Hi I have a Optical Flow code in OpenCL. I modify the code to fit into Fermi GPU and AMD CPU. However, when I ran the code on these two different platforms, the results are different.

Could anyone give me some hints what caused this?

Is that possible because I used texture memory(2d image)?


How different are they? Could it be a difference in numerical error? Numerical error could be added by a lot of different things.

AMD CPU are fully IEEE compliant, Fermi GPU are not, so computation errors and error propagation could lead to different results depending on your computations.

The code takes 100ms to run on fermi card and 26627ms to run on a AMD six cores CPU. The sequential code on CPU only takes 800 ms. And I am only using single precision not double, so I don’t think there is a huge difference in numerical error

?? AFAIK Fermi is IEEE 754-2008 compliant…

See for instance the whitepaper : http://www.nvidia.com/content/PDF/fermi_white_papers/NVIDIA_Fermi_Compute_Architecture_Whitepaper.pdf

I think the difference is because all x86 CPUs use 80-bit precision internally, unless using SSE instructions. This makes each operation slightly more accurate than on a Fermi, which can only use up to 64-bit precision.

Can you share the code for testing.
i have the ati 6870 and Fermi.

The time difference for AMD CPU OpenCL vs sequential suggest that you are doing something wrong, i.e causing too much work on the OpenCL side of things.

Like other people said, how big is the difference and how is it expressed? Also it may not only be precision and IEEE compliance, but also compiler optimizations causing code reordering (although the amount of reordering allowed is very limited starting with ANSI C).

The way code is split into actual threads is very different with NVIDIA and AMD on the CPU. Also AMD CPU vs GPU. Internal differences that can cause big errors are mostly scheduling related (i.e bugs).

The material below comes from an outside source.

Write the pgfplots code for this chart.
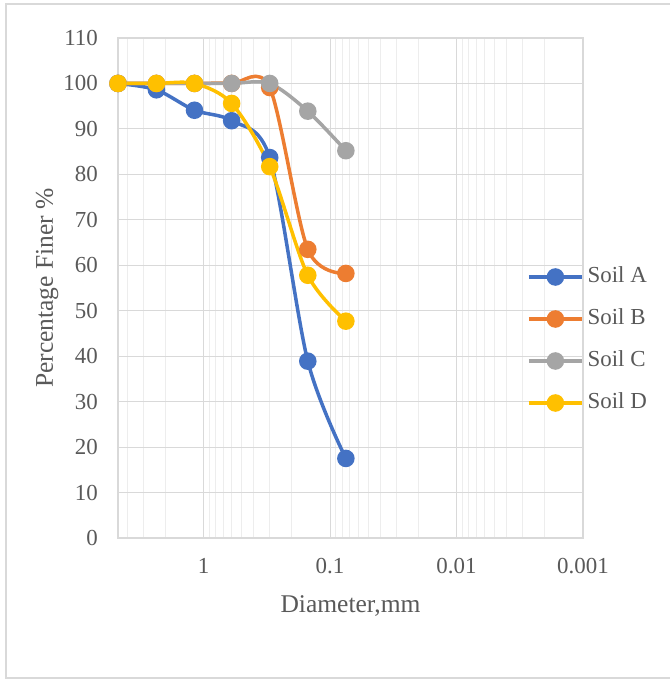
\documentclass[border=0pt]{standalone}
\usepackage{fontspec}
\setmainfont{Liberation Serif}
\usepackage{pgfplots}
\pgfplotsset{compat=1.18}
\definecolor{soilA}{HTML}{4472C4}
\definecolor{soilB}{HTML}{ED7D31}
\definecolor{soilC}{HTML}{A5A5A5}
\definecolor{soilD}{HTML}{FFC000}
\definecolor{txt}{HTML}{595959}
\definecolor{majg}{HTML}{D9D9D9}
\definecolor{ming}{HTML}{EDEDED}
\begin{document}
\begin{tikzpicture}[x=1bp,y=1bp]
\useasboundingbox (0,0) rectangle (670,679);
\fill[white] (0,0) rectangle (670,679);
\draw[majg, line width=1.3bp] (6,1) rectangle (680,675);
\begin{axis}[
  at={(118bp,141bp)}, anchor=south west,
  scale only axis, width=465bp, height=500bp,
  xmode=log, x dir=reverse,
  xmin=0.001, xmax=4.75,
  ymin=0, ymax=110, ytick distance=10,
  xtick={0.001,0.01,0.1,1},
  xticklabels={0.001,0.01,0.1,1},
  log basis x=10,
  minor xtick={0.002,0.003,0.004,0.005,0.006,0.007,0.008,0.009,
               0.02,0.03,0.04,0.05,0.06,0.07,0.08,0.09,
               0.2,0.3,0.4,0.5,0.6,0.7,0.8,0.9,2,3,4},
  xmajorgrids, ymajorgrids, xminorgrids,
  major grid style={majg, line width=1bp},
  minor grid style={ming, line width=1bp},
  major tick length=0pt, minor tick length=0pt,
  axis line style={majg, line width=1.3bp},
  /pgf/number format/assume math mode=true,
  tick label style={font=\fontsize{23}{27}\selectfont, text=txt},
  xticklabel style={inner sep=0pt, anchor=north, yshift=-20bp},
  yticklabel style={inner sep=0pt, anchor=east, xshift=-20bp},
  xlabel={Diameter,mm},
  ylabel={Percentage Finer \%},
  label style={font=\fontsize{25.6}{30}\selectfont, text=txt, inner sep=0pt},
  xlabel style={at={(axis description cs:0.5,-0.15)}, anchor=base},
  ylabel style={at={(axis description cs:-0.14,0.5)}, anchor=base},
  every axis plot/.append style={smooth, line width=3.5bp, mark=*, mark size=7bp, mark options={solid}},
  legend style={at={(axis description cs:0.873,0.396)}, anchor=west, draw=none, fill=none,
    font=\fontsize{23}{27}\selectfont, text=txt,
    nodes={inner sep=0pt, text height=16bp, text depth=5bp},
    row sep=21bp, /tikz/every odd column/.append style={column sep=4bp}},
  legend cell align=left,
  legend image code/.code={\draw[mark repeat=2,mark phase=2,#1] plot coordinates {(0bp,0bp) (26.5bp,0bp) (53bp,0bp)};},
  clip=false,
]
\addplot[soilA, mark options={fill=soilA, draw=soilA}] coordinates {
(4.75,100) (2.36,98.6) (1.18,94.1) (0.6,91.8) (0.3,83.7) (0.15,38.9) (0.075,17.5)};
\addlegendentry{Soil A}
\addplot[soilB, mark options={fill=soilB, draw=soilB}] coordinates {
(4.75,100) (2.36,100) (1.18,100) (0.6,100) (0.3,99.1) (0.15,63.5) (0.075,58.2)};
\addlegendentry{Soil B}
\addplot[soilC, mark options={fill=soilC, draw=soilC}] coordinates {
(4.75,100) (2.36,100) (1.18,100) (0.6,100) (0.3,100) (0.15,93.9) (0.075,85.2)};
\addlegendentry{Soil C}
\addplot[soilD, mark options={fill=soilD, draw=soilD}] coordinates {
(4.75,100) (2.36,100) (1.18,100) (0.6,95.6) (0.3,81.7) (0.15,57.8) (0.075,47.7)};
\addlegendentry{Soil D}
\end{axis}
\end{tikzpicture}
\end{document}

Are you depending on warp level synchronization somewhere?

math functions are different for sure. I experience difference of 0.000000238419 with such kernel:

__kernel void foo(__global float * v1, __global float * v2, __global float * v3)

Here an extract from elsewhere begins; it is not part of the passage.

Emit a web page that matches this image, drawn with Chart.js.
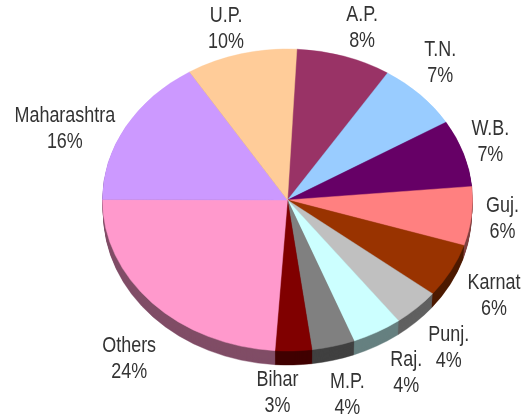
<!DOCTYPE html>
<html><head><meta charset="utf-8">
<style>html,body{margin:0;padding:0;background:#fff}#w{width:531px;height:418px;position:relative}</style>
<script src="https://cdn.jsdelivr.net/npm/chart.js@4"></script>
</head><body><div id="w"><canvas id="c"></canvas></div>
<script>
const categories = ["A.P.","T.N.","W.B.","Guj.","Karnat","Punj.","Raj.","M.P.","Bihar","Others","Maharashtra","U.P."];
const shareLabels = ["8%","7%","7%","6%","6%","4%","4%","4%","3%","24%","16%","10%"];
const shares = [8.3,7.3,7.2,6.3,5.8,4.1,4.4,3.75,3.2,24,16.1,9.7];
const faceColors = ["#993366","#99CCFF","#660066","#FF8080","#993300","#C0C0C0","#CCFFFF","#808080","#800000","#FF99CC","#CC99FF","#FFCC99"];
const sideColors = ["#4D1A33","#4D6680","#330033","#804040","#4D1A00","#606060","#668080","#404040","#400000","#804D66","#664D80","#80664D"];
const labelDx = [18,20,27,31,43,32,29,14,-16,-23,-61,-15];
const labelDy = [-28,-32,-11,3,25,40,41,49,42,56,3,-25];
const SQUASH = 151/185, DEPTH = 14, RADIUS = 185, NARROW = 0.835;

function squash(ctx, cx, cy, d, sx){
  ctx.translate(cx, cy + d); ctx.scale(sx, SQUASH); ctx.translate(-cx, -cy);
}
const tilt = {
  id:'tilt',
  beforeDatasetsDraw(chart){
    const ctx = chart.ctx, arcs = chart.getDatasetMeta(0).data;
    const cx = arcs[0].x, cy = arcs[0].y;
    for(let d = DEPTH; d >= 1; d--){
      ctx.save(); squash(ctx, cx, cy, d, 1 - 0.006*d/DEPTH);
      arcs.forEach((a,i)=>{
        const o = a.options;
        a.options = Object.assign({}, o, {backgroundColor: sideColors[i], borderColor: sideColors[i]});
        a.draw(ctx);
        a.options = o;
      });
      ctx.restore();
    }
    ctx.save(); squash(ctx, cx, cy, 0, 1);
  },
  afterDatasetsDraw(chart){
    const ctx = chart.ctx; ctx.restore();
    const arcs = chart.getDatasetMeta(0).data;
    const cx = arcs[0].x, cy = arcs[0].y;
    ctx.save();
    ctx.font = '21.5px "Liberation Sans"';
    ctx.fillStyle = '#333333'; ctx.textAlign='center'; ctx.textBaseline='middle';
    const put = (t,x,y)=>{ ctx.save(); ctx.translate(x,y); ctx.scale(NARROW,1); ctx.fillText(t,0,0); ctx.restore(); };
    arcs.forEach((a,i)=>{
      const mid = (a.startAngle + a.endAngle)/2;
      const x = cx + RADIUS*Math.cos(mid) + labelDx[i];
      const y = cy + RADIUS*SQUASH*Math.sin(mid) + labelDy[i];
      put(categories[i], x, y-13);
      put(shareLabels[i], x, y+13);
    });
    ctx.restore();
  }
};
new Chart(document.getElementById('c'),{
  type:'pie',
  data:{labels:categories,datasets:[{data:shares,backgroundColor:faceColors,borderColor:faceColors,borderWidth:0.5,radius:RADIUS,rotation:2.9}]},
  options:{responsive:true,maintainAspectRatio:false,animation:false,
    layout:{padding:{left:44,bottom:18}},
    plugins:{legend:{display:false},tooltip:{enabled:false}}},
  plugins:[tilt]
});
</script></body></html>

	int i = get_global_id(0);

	v3[i] = cos(v1[i]) + cos(v2[i]);


Absolute or relative? 32 bit float has a relative accuracy of about 1e-7, so if that is compared to the everage 0.5 or so, it’s a bit large or an error, but understandable.

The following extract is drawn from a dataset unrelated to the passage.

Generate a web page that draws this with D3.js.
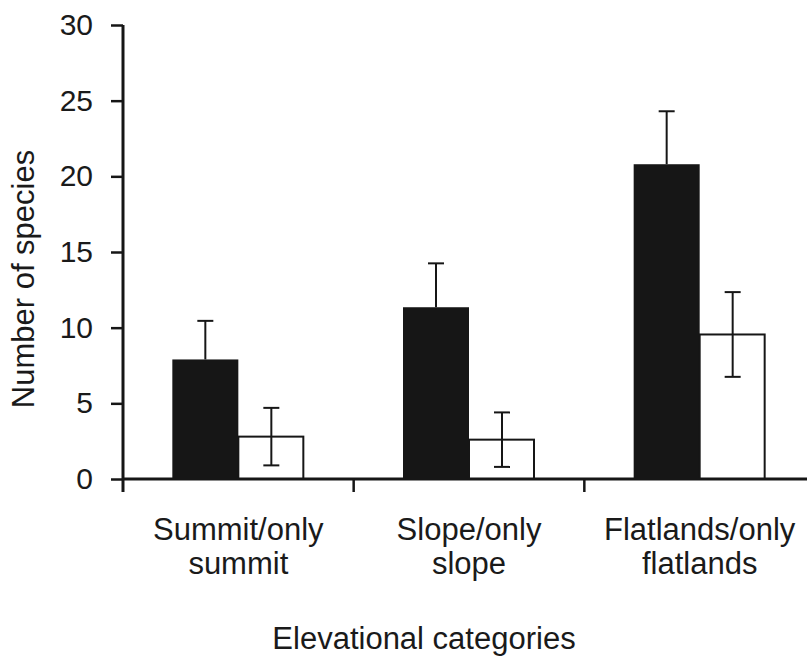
<!DOCTYPE html>
<html>
<head>
<meta charset="utf-8">
<script src="https://cdn.jsdelivr.net/npm/d3@7"></script>
<style>
  html, body { margin: 0; padding: 0; background: #fff; }
  svg text { font-family: "Liberation Sans", Arial, sans-serif; fill: #1a1a1a; }
</style>
</head>
<body>
<svg id="chart" width="807" height="660"></svg>
<script>
// Species counts per elevational category (mean ± error)
const categories = [["Summit/only", "summit"], ["Slope/only", "slope"], ["Flatlands/only", "flatlands"]];
const allSpecies = [7.9, 11.35, 20.8];      // filled bars
const allErr = [2.55, 2.9, 3.5];
const onlySpecies = [2.8, 2.6, 9.55];       // open bars
const onlyErr = [1.9, 1.8, 2.8];
const yTicks = [0, 5, 10, 15, 20, 25, 30];
const yLabel = "Number of species";
const xLabel = "Elevational categories";

const svg = d3.select("#chart");
const x0 = 123, x1 = 815, yBase = 479, yTop = 25;

const x = d3.scaleBand().domain(d3.range(categories.length)).range([x0, x1]).paddingInner(0).paddingOuter(0);
const y = d3.scaleLinear().domain([0, 30]).range([yBase, yTop]);
const barW = 66;
const ink = "#161616";

// bars
categories.forEach((c, i) => {
  const cx = x(i) + x.bandwidth() / 2;
  // filled bar with upper error bar
  svg.append("rect")
    .attr("x", cx - barW).attr("y", y(allSpecies[i]))
    .attr("width", barW).attr("height", y(0) - y(allSpecies[i]))
    .attr("fill", ink);
  const bx = cx - barW / 2;
  svg.append("line").attr("x1", bx).attr("x2", bx)
    .attr("y1", y(allSpecies[i])).attr("y2", y(allSpecies[i] + allErr[i]))
    .attr("stroke", ink).attr("stroke-width", 2);
  svg.append("line").attr("x1", bx - 8).attr("x2", bx + 8)
    .attr("y1", y(allSpecies[i] + allErr[i])).attr("y2", y(allSpecies[i] + allErr[i]))
    .attr("stroke", ink).attr("stroke-width", 2);

  // open bar with full error bar
  svg.append("rect")
    .attr("x", cx).attr("y", y(onlySpecies[i]))
    .attr("width", barW - 1).attr("height", y(0) - y(onlySpecies[i]))
    .attr("fill", "#fff").attr("stroke", ink).attr("stroke-width", 2);
  const wx = cx + barW / 2;
  const lo = onlySpecies[i] - onlyErr[i], hi = onlySpecies[i] + onlyErr[i];
  svg.append("line").attr("x1", wx).attr("x2", wx)
    .attr("y1", y(lo)).attr("y2", y(hi))
    .attr("stroke", ink).attr("stroke-width", 2);
  [lo, hi].forEach(v => {
    svg.append("line").attr("x1", wx - 8).attr("x2", wx + 8)
      .attr("y1", y(v)).attr("y2", y(v))
      .attr("stroke", ink).attr("stroke-width", 2);
  });
});

// y axis
const yAxis = d3.axisLeft(y).tickValues(yTicks).tickSize(12).tickPadding(18).tickSizeOuter(0);
const gy = svg.append("g").attr("transform", `translate(${x0},0)`).call(yAxis);
gy.select(".domain").remove();
gy.append("line").attr("x1", 0).attr("x2", 0).attr("y1", yTop).attr("y2", yBase + 13)
  .attr("stroke", ink).attr("stroke-width", 3);
gy.selectAll(".tick line").attr("stroke", ink).attr("stroke-width", 2.5);
gy.selectAll(".tick text").attr("font-size", 30).attr("fill", "#1a1a1a")
  .style("font-family", "'Liberation Sans', Arial, sans-serif");

// x axis baseline and category ticks
svg.append("line").attr("x1", x0).attr("x2", 807).attr("y1", yBase).attr("y2", yBase)
  .attr("stroke", ink).attr("stroke-width", 3);
d3.range(1, categories.length).forEach(i => {
  svg.append("line").attr("x1", x(i)).attr("x2", x(i)).attr("y1", yBase).attr("y2", yBase + 13)
    .attr("stroke", ink).attr("stroke-width", 2.5);
});

// category labels
categories.forEach((c, i) => {
  const t = svg.append("text").attr("text-anchor", "middle").attr("font-size", 31);
  c.forEach((line, k) => {
    t.append("tspan").attr("x", x(i) + x.bandwidth() / 2).attr("y", 540 + k * 34).text(line);
  });
});

// axis titles
svg.append("text").attr("x", 424).attr("y", 649).attr("text-anchor", "middle")
  .attr("font-size", 31).text(xLabel);
svg.append("text").attr("transform", "translate(34,279) rotate(-90)")
  .attr("text-anchor", "middle").attr("font-size", 31).text(yLabel);
</script>
</body>
</html>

Note that cos is a library function and not an intrinsic function, so there are probably implementation changes

float maxdiff = 0;

for(long i = 0; i < VECTOR_SIZE; i++)


	float delta = abs(resCPU[i] - resGPU[i]);

	if(delta > maxdiff)


		maxdiff = delta;



resCPU and resGPU are v3 from CPU and GPU. maxdiff gets up to 0.000000238419

Question is what are the values inside the vector, not how you compute the difference. Although assuming that the result gets close to one and we are summing two errors, I’ll assume that we are talking somewhere between 5e-7 to 1e-7 relative error, that is I think 2 least significant bits (although I need to verify that). I would have preferred to see 1 least significant bit.

Another interesting test would be to compare both to results taken on the CPU in double precision (make sure to cast up to double precision and not down to float to compare). I wonder which is closer to the truth.